2 Tbsp olive oil, plus extra for griddle
1 small red onion, diced
3/4 cup corn kernels (use fresh, frozen or canned)
1/2 tsp red pepper flakes
1/2 tsp ground cumin
Salt and freshly ground pepper
1/2 cup freshly chopped cilantro leaves
Four 10" round flour tortillas
One 16 oz can of Bush's Taco Fiesta Sidekicks black beans (do not drain or rinse)
1 cup shredded Mexican-style cheese
1/2 cup sour cream
1/2 lime, juiced
1 tsp Ellbee's Chili-Lime Gourmet Garlic
In a large skillet, heat oil over medium-high heat. Saute the red onion until soft, about 5 minutes. Add the corn, red pepper flakes, cumin, black beans and salt and pepper to taste. Toss to incorporate and heat for 3 minutes. Transfer to a bowl and add 1/4 cup of the chopped cilantro leaves.

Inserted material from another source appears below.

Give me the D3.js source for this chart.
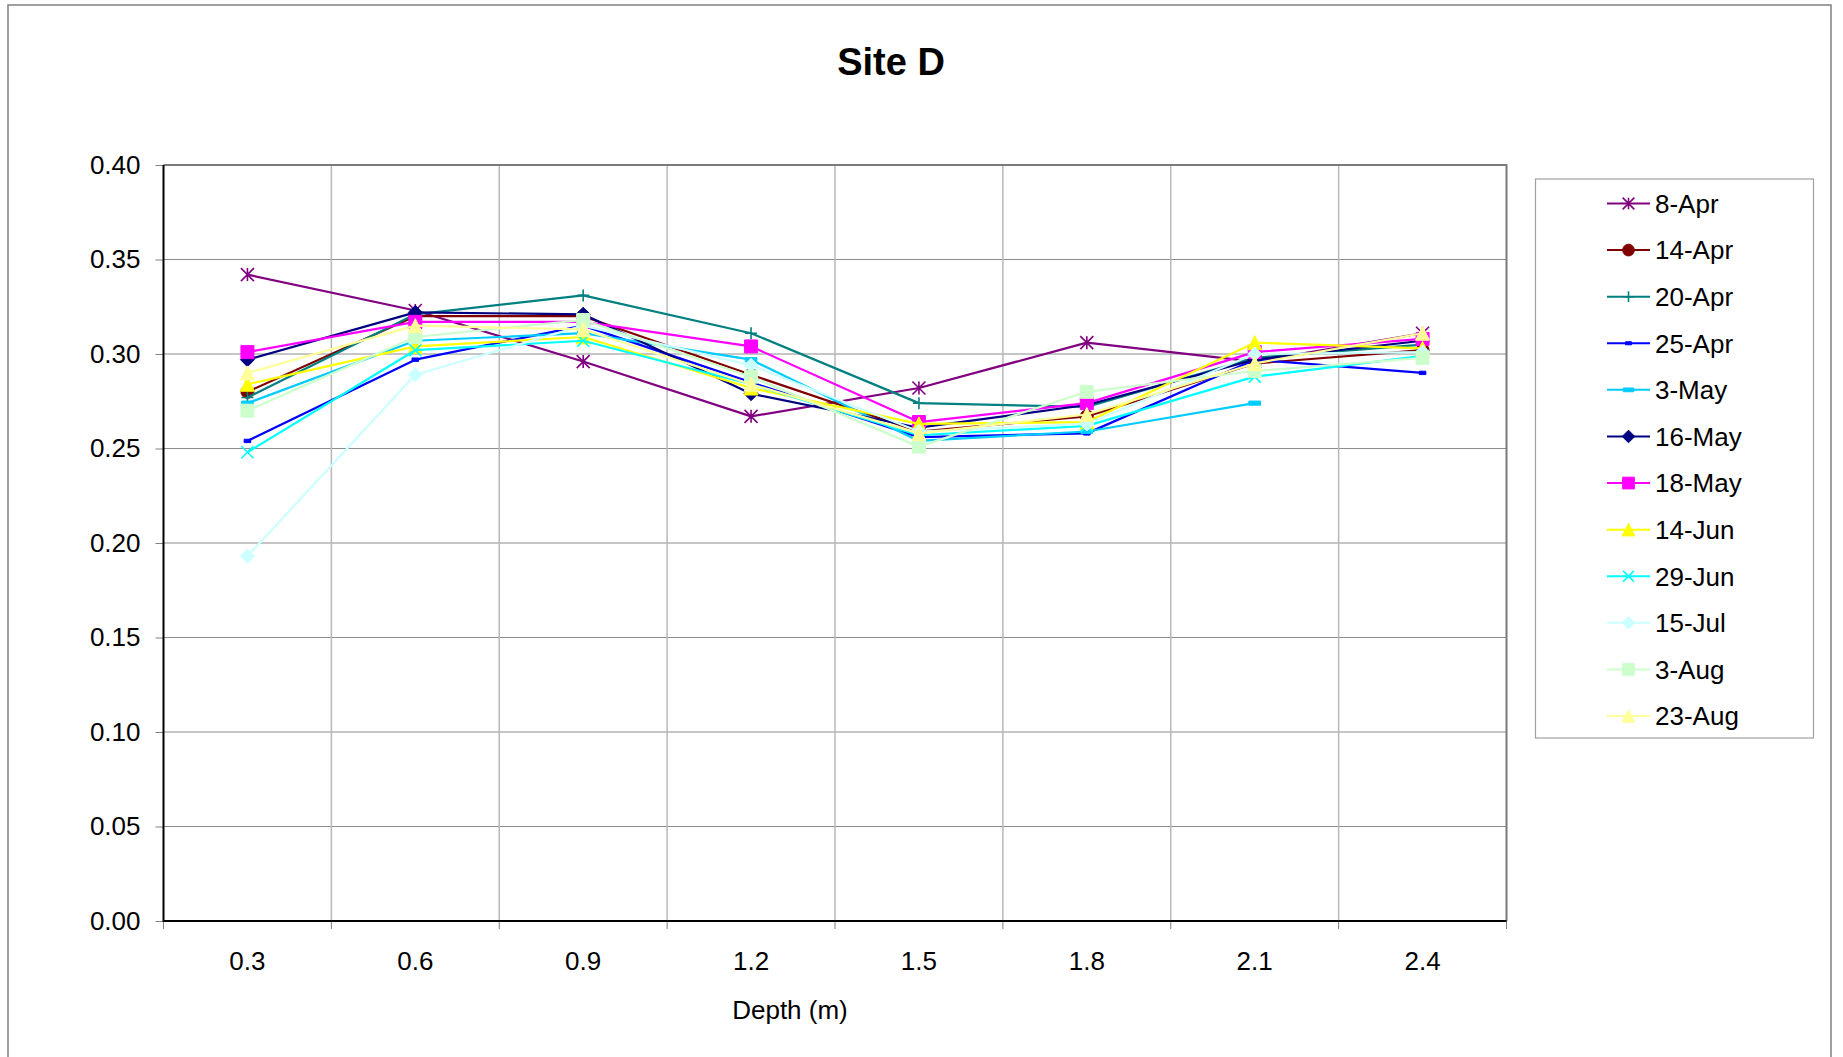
<!DOCTYPE html>
<html>
<head>
<meta charset="utf-8">
<script src="https://cdn.jsdelivr.net/npm/d3@7"></script>
<style>
  html, body { margin: 0; padding: 0; background: #fff; }
  svg { display: block; font-family: "Liberation Sans", Arial, sans-serif; }
</style>
</head>
<body>
<svg id="chart" width="1843" height="1057"></svg>
<script>
// Depth categories (m) and y-axis ticks
const depths = ["0.3", "0.6", "0.9", "1.2", "1.5", "1.8", "2.1", "2.4"];
const yTicks = [0, 0.05, 0.10, 0.15, 0.20, 0.25, 0.30, 0.35, 0.40];

// Sampling dates
const dates = ["8-Apr", "14-Apr", "20-Apr", "25-Apr", "3-May", "16-May",
               "18-May", "14-Jun", "29-Jun", "15-Jul", "3-Aug", "23-Aug"];

// Readings per date, one value per depth (null = not measured)
const apr08 = [0.342, 0.323, 0.296, 0.267, 0.282, 0.306, 0.296, 0.311];
const apr14 = [0.280, 0.320, 0.320, 0.289, 0.259, 0.267, 0.295, 0.302];
const apr20 = [0.277, 0.321, 0.331, 0.311, 0.274, 0.272, 0.298, 0.305];
const apr25 = [0.254, 0.297, 0.315, 0.285, 0.256, 0.258, 0.297, 0.290];
const may03 = [0.274, 0.307, 0.311, 0.297, 0.254, 0.259, 0.274, null];
const may16 = [0.297, 0.322, 0.321, 0.279, 0.261, 0.273, 0.297, 0.307];
const may18 = [0.301, 0.317, 0.317, 0.304, 0.264, 0.274, 0.301, 0.308];
const jun14 = [0.284, 0.304, 0.309, 0.282, 0.263, 0.264, 0.306, 0.303];
const jun29 = [0.248, 0.302, 0.307, 0.284, 0.257, 0.262, 0.288, 0.299];
const jul15 = [0.193, 0.289, 0.315, 0.294, 0.259, 0.263, 0.300, 0.301];
const aug03 = [0.270, 0.309, 0.318, 0.288, 0.251, 0.280, 0.291, 0.298];
const aug23 = [0.290, 0.315, 0.313, 0.284, 0.258, 0.268, 0.295, 0.311];

const values = [apr08, apr14, apr20, apr25, may03, may16,
                may18, jun14, jun29, jul15, aug03, aug23];

// Line colour and marker shape for each date
const colors = ["#800080", "#800000", "#008080", "#0000ff", "#00ccff", "#000080",
                "#ff00ff", "#ffff00", "#00ffff", "#ccffff", "#ccffcc", "#ffff99"];
const shapes = ["asterisk", "circle", "plus", "shortdash", "dash", "diamond",
                "square", "triangle", "x", "diamond", "square", "triangle"];

const series = dates.map((name, i) => ({
  name, color: colors[i], shape: shapes[i],
  points: values[i].map((v, j) => ({ depth: depths[j], value: v }))
}));

// ---- layout ----
const svg = d3.select("#chart");
const plot = { left: 163.5, right: 1506.5, top: 165, bottom: 921 };
const FONT = 26;

const x = d3.scaleBand().domain(depths).range([plot.left, plot.right]);
const y = d3.scaleLinear().domain([0, 0.4]).range([plot.bottom, plot.top]);

// outer frame
svg.append("rect")
  .attr("x", 8).attr("y", 5).attr("width", 1823).attr("height", 1060)
  .attr("fill", "none").attr("stroke", "#808080").attr("stroke-width", 1.5);

// title
svg.append("text")
  .attr("x", 891).attr("y", 75)
  .attr("text-anchor", "middle")
  .attr("font-size", 38).attr("font-weight", "bold")
  .text("Site D");

// gridlines
const grid = svg.append("g");
grid.selectAll("line.h").data(yTicks.filter(d => d > 0 && d < 0.4)).join("line")
  .attr("x1", plot.left).attr("x2", plot.right)
  .attr("y1", d => y(d)).attr("y2", d => y(d))
  .attr("stroke", "#8c8c8c").attr("stroke-width", 1.2);
grid.selectAll("line.v").data(depths.slice(1)).join("line")
  .attr("x1", d => x(d)).attr("x2", d => x(d))
  .attr("y1", plot.top).attr("y2", plot.bottom)
  .attr("stroke", "#b8b8b8").attr("stroke-width", 1.5);

// plot frame: top & right in grey
svg.append("path")
  .attr("d", `M${plot.left},${plot.top}H${plot.right}V${plot.bottom}`)
  .attr("fill", "none").attr("stroke", "#7a7a7a").attr("stroke-width", 2);

// y axis
const yAxis = svg.append("g")
  .attr("transform", `translate(${plot.left},0)`)
  .call(d3.axisLeft(y).tickValues(yTicks).tickFormat(d3.format(".2f"))
        .tickSize(8).tickPadding(15));
yAxis.select(".domain").remove();
yAxis.selectAll(".tick line").attr("stroke", "#808080");
yAxis.selectAll(".tick text").attr("font-size", FONT)
  .attr("font-family", "Liberation Sans, Arial, sans-serif").attr("fill", "#000");

// x axis labels at category centres
const xAxis = svg.append("g")
  .attr("transform", `translate(0,${plot.bottom})`)
  .call(d3.axisBottom(x).tickSize(0).tickPadding(31));
xAxis.select(".domain").remove();
xAxis.selectAll(".tick text").attr("font-size", FONT)
  .attr("font-family", "Liberation Sans, Arial, sans-serif").attr("fill", "#000");

// x tick marks at category boundaries
const bounds = depths.map(d => x(d)).concat([plot.right]);
svg.append("g").selectAll("line").data(bounds).join("line")
  .attr("x1", d => d).attr("x2", d => d)
  .attr("y1", plot.bottom).attr("y2", plot.bottom + 8)
  .attr("stroke", "#808080").attr("stroke-width", 1);

// axis lines
svg.append("path")
  .attr("d", `M${plot.left},${plot.top}V${plot.bottom}H${plot.right}`)
  .attr("fill", "none").attr("stroke", "#000").attr("stroke-width", 2);

// x axis title
svg.append("text")
  .attr("x", 790).attr("y", 1019)
  .attr("text-anchor", "middle").attr("font-size", FONT)
  .text("Depth (m)");

// ---- markers ----
function markerPath(shape, s) {
  // s = half-size
  switch (shape) {
    case "circle": {
      return `M${s},0A${s},${s} 0 1,1 ${-s},0A${s},${s} 0 1,1 ${s},0Z`;
    }
    case "square": return `M${-s},${-s}H${s}V${s}H${-s}Z`;
    case "diamond": return `M0,${-s}L${s},0L0,${s}L${-s},0Z`;
    case "triangle": return `M0,${-s}L${s},${s}L${-s},${s}Z`;
    case "plus": return `M${-s},0H${s}M0,${-s}V${s}`;
    case "x": return `M${-s},${-s}L${s},${s}M${-s},${s}L${s},${-s}`;
    case "asterisk": {
      const d = s * 0.8;
      return `M${-s},${-s}L${s},${s}M${-s},${s}L${s},${-s}M0,${-s}V${s}`;
    }
    case "shortdash": return `M${-s * 0.55},${-s * 0.28}H${s * 0.55}V${s * 0.28}H${-s * 0.55}Z`;
    case "dash": return `M${-s * 0.9},${-s * 0.32}H${s * 0.9}V${s * 0.32}H${-s * 0.9}Z`;
  }
}
const isStroked = shape => ["plus", "x", "asterisk"].includes(shape);
const markerSize = { circle: 6.5, square: 6.5, diamond: 7, triangle: 7,
                     plus: 6, x: 6, asterisk: 6.5, shortdash: 6, dash: 6.5 };

function drawMarker(sel, s, sizeScale) {
  sel.attr("d", markerPath(s.shape, markerSize[s.shape] * sizeScale))
    .attr("fill", isStroked(s.shape) ? "none" : s.color)
    .attr("stroke", s.color)
    .attr("stroke-width", isStroked(s.shape) ? 1.6 : 1);
}

// ---- lines ----
const line = d3.line()
  .defined(d => d.value != null)
  .x(d => x(d.depth) + x.bandwidth() / 2)
  .y(d => y(d.value));

const seriesG = svg.append("g").selectAll("g").data(series).join("g");
seriesG.append("path")
  .attr("d", d => line(d.points))
  .attr("fill", "none")
  .attr("stroke", d => d.color)
  .attr("stroke-width", 2.2)
  .attr("stroke-linejoin", "round");
seriesG.each(function (s) {
  d3.select(this).selectAll("path.m")
    .data(s.points.filter(p => p.value != null)).join("path")
    .attr("class", "m")
    .attr("transform", p => `translate(${x(p.depth) + x.bandwidth() / 2},${y(p.value)})`)
    .call(sel => drawMarker(sel, s, 1));
});

// ---- legend ----
const legend = svg.append("g");
legend.append("rect")
  .attr("x", 1535.5).attr("y", 179).attr("width", 278).attr("height", 559)
  .attr("fill", "#fff").attr("stroke", "#a0a0a0").attr("stroke-width", 1.2);
const ly = d3.scalePoint().domain(dates).range([203.5, 716]);
const item = legend.selectAll("g.item").data(series).join("g")
  .attr("transform", d => `translate(0,${ly(d.name)})`);
item.append("line")
  .attr("x1", 1607).attr("x2", 1650)
  .attr("stroke", d => d.color).attr("stroke-width", 2);
item.append("path")
  .attr("transform", "translate(1628.5,0)")
  .each(function (s) { drawMarker(d3.select(this), s, 0.9); });
item.append("text")
  .attr("x", 1655).attr("dy", "0.36em")
  .attr("font-size", FONT)
  .text(d => d.name);
</script>
</body>
</html>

This is where I break out the Quesadilla Maker, but you can just as easily prepare these on a griddle or large saute pan. Be sure to preheat and spray with cooking spray.

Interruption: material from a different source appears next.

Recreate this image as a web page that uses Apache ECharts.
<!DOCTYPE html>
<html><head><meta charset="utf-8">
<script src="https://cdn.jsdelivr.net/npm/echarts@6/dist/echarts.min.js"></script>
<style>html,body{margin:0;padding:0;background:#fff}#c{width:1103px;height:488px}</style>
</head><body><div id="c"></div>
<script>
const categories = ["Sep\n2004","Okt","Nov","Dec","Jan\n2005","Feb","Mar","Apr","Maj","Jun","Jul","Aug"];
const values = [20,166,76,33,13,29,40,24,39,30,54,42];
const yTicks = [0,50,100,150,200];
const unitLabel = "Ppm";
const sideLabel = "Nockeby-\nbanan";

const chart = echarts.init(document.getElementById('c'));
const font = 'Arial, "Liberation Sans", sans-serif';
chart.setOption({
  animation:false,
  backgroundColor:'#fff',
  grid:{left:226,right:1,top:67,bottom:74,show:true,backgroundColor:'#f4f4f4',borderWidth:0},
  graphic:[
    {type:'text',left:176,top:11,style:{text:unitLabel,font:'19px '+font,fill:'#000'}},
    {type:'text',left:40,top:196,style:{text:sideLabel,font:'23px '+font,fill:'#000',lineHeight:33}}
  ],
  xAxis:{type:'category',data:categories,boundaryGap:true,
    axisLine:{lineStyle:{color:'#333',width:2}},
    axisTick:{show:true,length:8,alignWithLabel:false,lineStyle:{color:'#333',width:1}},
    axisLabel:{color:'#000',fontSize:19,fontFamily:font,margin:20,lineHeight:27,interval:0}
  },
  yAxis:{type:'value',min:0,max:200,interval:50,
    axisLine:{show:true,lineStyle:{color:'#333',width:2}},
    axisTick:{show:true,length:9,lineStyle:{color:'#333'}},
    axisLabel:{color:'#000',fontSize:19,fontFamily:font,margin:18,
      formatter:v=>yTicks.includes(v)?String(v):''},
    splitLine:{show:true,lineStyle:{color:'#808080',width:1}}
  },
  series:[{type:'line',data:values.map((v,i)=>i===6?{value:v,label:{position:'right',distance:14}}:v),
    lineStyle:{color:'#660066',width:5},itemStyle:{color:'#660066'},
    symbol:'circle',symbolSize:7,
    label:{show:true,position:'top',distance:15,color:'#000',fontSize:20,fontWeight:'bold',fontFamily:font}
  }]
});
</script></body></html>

Lay a tortilla on the Quesadilla Maker and top with 1/2 of the bean mixture. Sprinkle with cheese and then cover with another tortilla. Close the lid and cook for about 4 minutes or until the cheese melts and the tortilla browns slightly. Repeat with remaining tortillas.
Slice each quesadilla into 8 wedges and serve with Lime-Cilantro Sour Cream (recipe below).
Lime-Cilantro Sour Cream
Stir together the sour cream, lime juice, 1/4 cup cilantro, garlic and a pinch of salt. Mix well and refrigerate while preparing the quesadillas.